In Charlestown, the Cattons detect "a faint but undeniable whiff of decay" under the city's genteel tradition." Brierfield, Davis's estate, is said to have been in the Scarlett O'Hara tradition, and governors' messages are said to have "popped and rattled across the Gulf states like a chain of firecrackers." The authors also claim that "no two men in all the nation held views about the [Kansas-Nebraska] crisis with firmer conviction than did Abraham Lincoln and Jefferson Davis." And to everyone but the reader, "it was obvious, from almost every angle, that the [1860 Republican] party had put together an excellent combination [in its platform]."

Historical Drama

A habit of treating American history like a stage production further discredits the book's judgments. Foreshadowing well-known historical events is thin entertainment and thinner history; passing gradiose sentences from a century-high pedestal of hindsight is bad technique and bad historical explanation. Two Roads does both too often. For example, it was "not only unnecessary but foolish" for Douglas backers to allow a change of procedure at the 1860 Democratic convention. At the beginning of 1860, 32 million "extras" stood behind the "odd stellar assortment" of political players in the sectional drama. And no moderate argument had "one-tenth the cumulative emotional impact" of John Brown's raid on Harper's Ferry, which "extremists could not have managed better if they had written a script for it."

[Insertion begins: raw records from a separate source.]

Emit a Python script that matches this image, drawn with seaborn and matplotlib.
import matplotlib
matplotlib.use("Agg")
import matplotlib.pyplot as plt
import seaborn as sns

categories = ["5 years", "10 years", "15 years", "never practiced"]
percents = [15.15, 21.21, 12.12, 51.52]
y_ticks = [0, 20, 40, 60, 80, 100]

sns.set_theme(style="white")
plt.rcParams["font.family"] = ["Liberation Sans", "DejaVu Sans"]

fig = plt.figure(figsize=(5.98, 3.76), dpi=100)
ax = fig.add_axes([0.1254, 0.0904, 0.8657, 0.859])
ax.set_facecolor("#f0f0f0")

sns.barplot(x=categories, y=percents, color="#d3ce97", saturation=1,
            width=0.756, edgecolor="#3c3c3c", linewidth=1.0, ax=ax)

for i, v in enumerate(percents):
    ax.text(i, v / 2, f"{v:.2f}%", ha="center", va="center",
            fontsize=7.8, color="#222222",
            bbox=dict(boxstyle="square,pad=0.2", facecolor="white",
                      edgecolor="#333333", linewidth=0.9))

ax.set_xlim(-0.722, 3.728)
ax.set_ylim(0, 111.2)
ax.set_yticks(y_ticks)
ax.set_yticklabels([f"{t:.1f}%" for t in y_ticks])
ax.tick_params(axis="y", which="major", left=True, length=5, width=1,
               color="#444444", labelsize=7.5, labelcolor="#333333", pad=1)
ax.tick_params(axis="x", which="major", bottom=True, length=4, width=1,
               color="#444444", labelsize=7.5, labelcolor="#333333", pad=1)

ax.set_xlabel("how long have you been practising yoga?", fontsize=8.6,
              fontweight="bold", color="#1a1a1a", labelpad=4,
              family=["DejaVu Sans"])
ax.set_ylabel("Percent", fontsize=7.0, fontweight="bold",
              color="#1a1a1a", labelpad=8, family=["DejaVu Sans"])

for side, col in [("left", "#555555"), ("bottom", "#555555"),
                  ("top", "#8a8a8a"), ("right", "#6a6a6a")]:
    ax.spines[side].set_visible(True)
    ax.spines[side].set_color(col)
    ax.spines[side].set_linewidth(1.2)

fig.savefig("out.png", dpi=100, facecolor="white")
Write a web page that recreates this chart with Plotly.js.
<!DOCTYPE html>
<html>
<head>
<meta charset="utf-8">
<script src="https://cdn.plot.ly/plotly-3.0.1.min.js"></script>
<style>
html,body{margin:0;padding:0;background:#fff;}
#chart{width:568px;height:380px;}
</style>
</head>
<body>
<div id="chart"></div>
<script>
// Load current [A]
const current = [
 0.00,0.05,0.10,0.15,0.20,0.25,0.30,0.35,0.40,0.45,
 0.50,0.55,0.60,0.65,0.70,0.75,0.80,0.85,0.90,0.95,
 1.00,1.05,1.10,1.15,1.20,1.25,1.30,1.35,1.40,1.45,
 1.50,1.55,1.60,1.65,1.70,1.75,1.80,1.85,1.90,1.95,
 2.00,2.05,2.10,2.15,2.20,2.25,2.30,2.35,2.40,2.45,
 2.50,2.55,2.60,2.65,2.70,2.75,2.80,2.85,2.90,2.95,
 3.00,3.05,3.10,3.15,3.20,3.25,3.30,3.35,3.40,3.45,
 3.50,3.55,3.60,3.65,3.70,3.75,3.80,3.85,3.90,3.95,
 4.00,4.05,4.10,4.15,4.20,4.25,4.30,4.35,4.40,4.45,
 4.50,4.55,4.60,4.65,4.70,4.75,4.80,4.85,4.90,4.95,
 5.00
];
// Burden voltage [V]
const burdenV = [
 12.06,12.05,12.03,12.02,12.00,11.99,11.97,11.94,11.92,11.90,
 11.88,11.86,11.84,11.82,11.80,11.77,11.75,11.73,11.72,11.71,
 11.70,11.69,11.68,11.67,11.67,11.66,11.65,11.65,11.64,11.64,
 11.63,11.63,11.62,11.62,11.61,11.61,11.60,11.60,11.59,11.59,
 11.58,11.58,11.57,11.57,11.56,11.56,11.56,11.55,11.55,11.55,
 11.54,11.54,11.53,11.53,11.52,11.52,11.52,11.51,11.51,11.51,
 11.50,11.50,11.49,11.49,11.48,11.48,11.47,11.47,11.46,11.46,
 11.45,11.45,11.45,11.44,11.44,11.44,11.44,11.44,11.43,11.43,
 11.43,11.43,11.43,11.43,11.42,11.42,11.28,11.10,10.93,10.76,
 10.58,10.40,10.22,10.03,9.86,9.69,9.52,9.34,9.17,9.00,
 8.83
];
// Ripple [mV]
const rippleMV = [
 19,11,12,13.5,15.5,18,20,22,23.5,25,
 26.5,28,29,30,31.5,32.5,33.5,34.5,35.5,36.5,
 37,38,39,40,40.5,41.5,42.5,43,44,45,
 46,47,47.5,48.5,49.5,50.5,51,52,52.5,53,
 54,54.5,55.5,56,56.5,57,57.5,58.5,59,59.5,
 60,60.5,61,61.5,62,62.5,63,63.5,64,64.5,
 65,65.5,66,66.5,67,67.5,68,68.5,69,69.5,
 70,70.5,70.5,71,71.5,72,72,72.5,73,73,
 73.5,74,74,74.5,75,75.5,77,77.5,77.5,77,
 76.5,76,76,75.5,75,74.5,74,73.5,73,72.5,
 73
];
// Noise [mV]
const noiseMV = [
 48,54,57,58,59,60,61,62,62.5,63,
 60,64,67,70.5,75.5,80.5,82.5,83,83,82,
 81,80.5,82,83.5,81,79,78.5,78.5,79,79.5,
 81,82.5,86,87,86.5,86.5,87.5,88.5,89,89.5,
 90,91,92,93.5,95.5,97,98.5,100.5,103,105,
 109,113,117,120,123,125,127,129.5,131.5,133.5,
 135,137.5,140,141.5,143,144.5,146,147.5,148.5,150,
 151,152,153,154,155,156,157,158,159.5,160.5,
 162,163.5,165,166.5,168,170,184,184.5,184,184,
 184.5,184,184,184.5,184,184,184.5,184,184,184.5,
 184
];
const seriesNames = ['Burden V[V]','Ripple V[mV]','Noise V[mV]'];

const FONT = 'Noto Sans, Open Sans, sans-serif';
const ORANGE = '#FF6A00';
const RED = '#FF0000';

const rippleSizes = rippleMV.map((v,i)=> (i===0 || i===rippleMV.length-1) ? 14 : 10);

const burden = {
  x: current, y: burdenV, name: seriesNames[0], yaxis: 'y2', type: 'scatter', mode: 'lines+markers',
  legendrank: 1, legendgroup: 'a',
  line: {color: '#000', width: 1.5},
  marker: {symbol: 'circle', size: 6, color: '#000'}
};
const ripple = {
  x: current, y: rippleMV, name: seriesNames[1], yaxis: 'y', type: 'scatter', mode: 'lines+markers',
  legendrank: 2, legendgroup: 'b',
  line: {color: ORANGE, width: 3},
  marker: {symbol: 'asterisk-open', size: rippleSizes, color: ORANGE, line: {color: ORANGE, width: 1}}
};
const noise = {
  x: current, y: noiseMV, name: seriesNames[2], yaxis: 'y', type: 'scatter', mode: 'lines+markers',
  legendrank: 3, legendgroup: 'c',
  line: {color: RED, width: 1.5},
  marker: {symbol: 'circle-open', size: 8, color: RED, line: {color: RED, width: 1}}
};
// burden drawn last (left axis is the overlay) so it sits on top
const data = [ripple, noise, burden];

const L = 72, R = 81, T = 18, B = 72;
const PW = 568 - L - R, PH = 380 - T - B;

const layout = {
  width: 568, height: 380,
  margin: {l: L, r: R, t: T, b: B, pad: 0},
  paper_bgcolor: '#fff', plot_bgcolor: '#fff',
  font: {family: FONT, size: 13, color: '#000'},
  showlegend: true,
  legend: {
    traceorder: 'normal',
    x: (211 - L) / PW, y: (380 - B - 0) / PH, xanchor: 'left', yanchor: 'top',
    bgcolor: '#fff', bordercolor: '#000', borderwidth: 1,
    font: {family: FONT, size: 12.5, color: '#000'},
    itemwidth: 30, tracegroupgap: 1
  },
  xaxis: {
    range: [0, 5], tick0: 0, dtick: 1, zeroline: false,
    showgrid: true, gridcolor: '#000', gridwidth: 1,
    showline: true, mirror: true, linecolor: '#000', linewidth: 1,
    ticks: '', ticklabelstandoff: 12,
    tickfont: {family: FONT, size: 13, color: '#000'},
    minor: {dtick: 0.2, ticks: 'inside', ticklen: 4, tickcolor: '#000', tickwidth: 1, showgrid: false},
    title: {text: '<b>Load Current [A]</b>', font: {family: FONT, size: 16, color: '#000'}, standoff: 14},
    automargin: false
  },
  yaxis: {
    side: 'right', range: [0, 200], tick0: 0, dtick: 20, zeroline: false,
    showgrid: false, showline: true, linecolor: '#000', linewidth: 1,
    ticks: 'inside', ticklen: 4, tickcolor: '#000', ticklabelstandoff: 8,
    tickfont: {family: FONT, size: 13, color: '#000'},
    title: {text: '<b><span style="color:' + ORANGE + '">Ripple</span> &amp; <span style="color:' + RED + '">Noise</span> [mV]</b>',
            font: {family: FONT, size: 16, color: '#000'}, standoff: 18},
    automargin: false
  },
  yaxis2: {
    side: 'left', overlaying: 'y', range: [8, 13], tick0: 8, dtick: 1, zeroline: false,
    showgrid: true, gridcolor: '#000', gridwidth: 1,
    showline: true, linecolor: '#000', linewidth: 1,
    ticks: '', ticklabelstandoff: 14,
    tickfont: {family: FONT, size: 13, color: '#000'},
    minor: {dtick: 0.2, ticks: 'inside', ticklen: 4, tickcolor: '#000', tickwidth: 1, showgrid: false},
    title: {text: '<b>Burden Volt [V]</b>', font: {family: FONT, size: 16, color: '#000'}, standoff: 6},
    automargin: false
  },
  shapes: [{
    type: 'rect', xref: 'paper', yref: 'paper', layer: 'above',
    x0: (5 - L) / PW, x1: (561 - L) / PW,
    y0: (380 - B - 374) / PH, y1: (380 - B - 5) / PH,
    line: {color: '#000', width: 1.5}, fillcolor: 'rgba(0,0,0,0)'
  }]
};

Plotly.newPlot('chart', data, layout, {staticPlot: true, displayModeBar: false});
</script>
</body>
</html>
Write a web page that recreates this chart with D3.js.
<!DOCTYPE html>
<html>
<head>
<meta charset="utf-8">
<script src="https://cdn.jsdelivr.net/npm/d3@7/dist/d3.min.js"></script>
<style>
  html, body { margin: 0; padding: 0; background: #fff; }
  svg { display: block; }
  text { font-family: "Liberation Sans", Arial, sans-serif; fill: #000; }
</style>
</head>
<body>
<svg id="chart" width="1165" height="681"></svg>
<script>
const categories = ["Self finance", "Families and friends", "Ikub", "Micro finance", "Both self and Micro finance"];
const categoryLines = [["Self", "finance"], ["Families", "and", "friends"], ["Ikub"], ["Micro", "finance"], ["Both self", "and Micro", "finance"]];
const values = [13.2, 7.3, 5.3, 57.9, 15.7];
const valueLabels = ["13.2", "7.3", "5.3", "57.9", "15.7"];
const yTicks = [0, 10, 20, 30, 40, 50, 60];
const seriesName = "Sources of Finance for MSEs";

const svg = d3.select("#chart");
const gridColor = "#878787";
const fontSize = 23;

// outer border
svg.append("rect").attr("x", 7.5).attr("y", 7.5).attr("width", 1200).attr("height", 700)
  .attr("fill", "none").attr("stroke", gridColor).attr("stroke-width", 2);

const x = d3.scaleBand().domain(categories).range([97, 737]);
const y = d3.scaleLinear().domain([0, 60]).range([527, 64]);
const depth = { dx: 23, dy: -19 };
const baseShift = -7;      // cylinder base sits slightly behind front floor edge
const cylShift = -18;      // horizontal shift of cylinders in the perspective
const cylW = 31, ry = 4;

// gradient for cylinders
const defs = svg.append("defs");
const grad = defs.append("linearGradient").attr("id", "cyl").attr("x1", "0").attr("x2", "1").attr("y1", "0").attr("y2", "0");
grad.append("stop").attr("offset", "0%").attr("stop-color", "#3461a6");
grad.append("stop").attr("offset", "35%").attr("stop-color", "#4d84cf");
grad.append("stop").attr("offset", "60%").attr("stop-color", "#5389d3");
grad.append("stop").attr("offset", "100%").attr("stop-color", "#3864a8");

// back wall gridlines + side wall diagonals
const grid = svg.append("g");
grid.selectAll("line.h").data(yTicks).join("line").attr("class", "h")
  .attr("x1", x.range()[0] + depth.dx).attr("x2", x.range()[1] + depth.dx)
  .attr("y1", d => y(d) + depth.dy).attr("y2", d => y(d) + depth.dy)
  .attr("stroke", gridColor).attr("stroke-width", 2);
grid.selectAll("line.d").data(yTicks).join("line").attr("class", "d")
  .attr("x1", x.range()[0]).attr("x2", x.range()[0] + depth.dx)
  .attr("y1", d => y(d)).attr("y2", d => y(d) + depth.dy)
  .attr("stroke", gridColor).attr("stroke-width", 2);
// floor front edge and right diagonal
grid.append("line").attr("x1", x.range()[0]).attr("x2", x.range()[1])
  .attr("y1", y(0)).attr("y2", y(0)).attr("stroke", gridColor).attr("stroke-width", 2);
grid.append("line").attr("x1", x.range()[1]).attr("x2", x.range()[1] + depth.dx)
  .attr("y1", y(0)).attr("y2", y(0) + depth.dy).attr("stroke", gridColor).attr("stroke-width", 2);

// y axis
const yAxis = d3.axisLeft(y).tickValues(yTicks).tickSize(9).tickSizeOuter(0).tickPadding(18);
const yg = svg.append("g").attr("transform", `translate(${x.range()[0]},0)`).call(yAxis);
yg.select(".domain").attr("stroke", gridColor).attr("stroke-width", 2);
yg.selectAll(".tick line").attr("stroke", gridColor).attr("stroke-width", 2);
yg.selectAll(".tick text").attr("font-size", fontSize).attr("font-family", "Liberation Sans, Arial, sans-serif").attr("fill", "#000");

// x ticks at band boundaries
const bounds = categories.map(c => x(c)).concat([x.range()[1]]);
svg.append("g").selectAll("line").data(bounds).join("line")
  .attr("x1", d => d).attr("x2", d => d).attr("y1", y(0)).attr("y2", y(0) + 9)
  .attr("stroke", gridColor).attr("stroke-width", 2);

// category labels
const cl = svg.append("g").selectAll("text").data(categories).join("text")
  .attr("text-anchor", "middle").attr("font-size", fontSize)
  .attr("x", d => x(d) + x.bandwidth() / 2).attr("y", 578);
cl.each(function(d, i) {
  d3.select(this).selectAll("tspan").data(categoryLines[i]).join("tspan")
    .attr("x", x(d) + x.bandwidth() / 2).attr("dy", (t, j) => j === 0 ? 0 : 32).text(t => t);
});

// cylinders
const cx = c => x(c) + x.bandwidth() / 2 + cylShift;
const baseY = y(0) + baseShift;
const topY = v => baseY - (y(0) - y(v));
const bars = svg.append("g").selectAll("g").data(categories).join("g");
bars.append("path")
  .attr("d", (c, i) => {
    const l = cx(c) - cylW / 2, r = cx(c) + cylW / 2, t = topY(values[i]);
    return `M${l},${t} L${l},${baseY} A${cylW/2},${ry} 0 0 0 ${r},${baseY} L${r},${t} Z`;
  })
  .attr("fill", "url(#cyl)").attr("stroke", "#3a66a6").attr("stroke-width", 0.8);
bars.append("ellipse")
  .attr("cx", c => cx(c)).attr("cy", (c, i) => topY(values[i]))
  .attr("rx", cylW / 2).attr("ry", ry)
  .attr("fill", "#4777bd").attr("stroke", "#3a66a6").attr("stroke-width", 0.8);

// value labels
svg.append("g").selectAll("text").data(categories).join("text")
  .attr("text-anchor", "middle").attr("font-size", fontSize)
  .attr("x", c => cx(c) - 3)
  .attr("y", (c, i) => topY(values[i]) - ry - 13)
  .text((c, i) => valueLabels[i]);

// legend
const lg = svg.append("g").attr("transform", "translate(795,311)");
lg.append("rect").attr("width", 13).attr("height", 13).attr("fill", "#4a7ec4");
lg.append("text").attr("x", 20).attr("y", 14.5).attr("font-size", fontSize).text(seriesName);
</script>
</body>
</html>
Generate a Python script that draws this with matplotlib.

Two Roads to Sumter is too palpably designed for the casual readers to be a valuable piece of scholarship. Many of its thoughts on political moderation are shrewd and timely, but a sensational tone exhibits them to poor advantage. For the Messrs. Catton, as for Lincoln and Douglas in the 1858 Illinois senatorial campaign, it appears that "exact historical accuracy was less important than an appealing argument."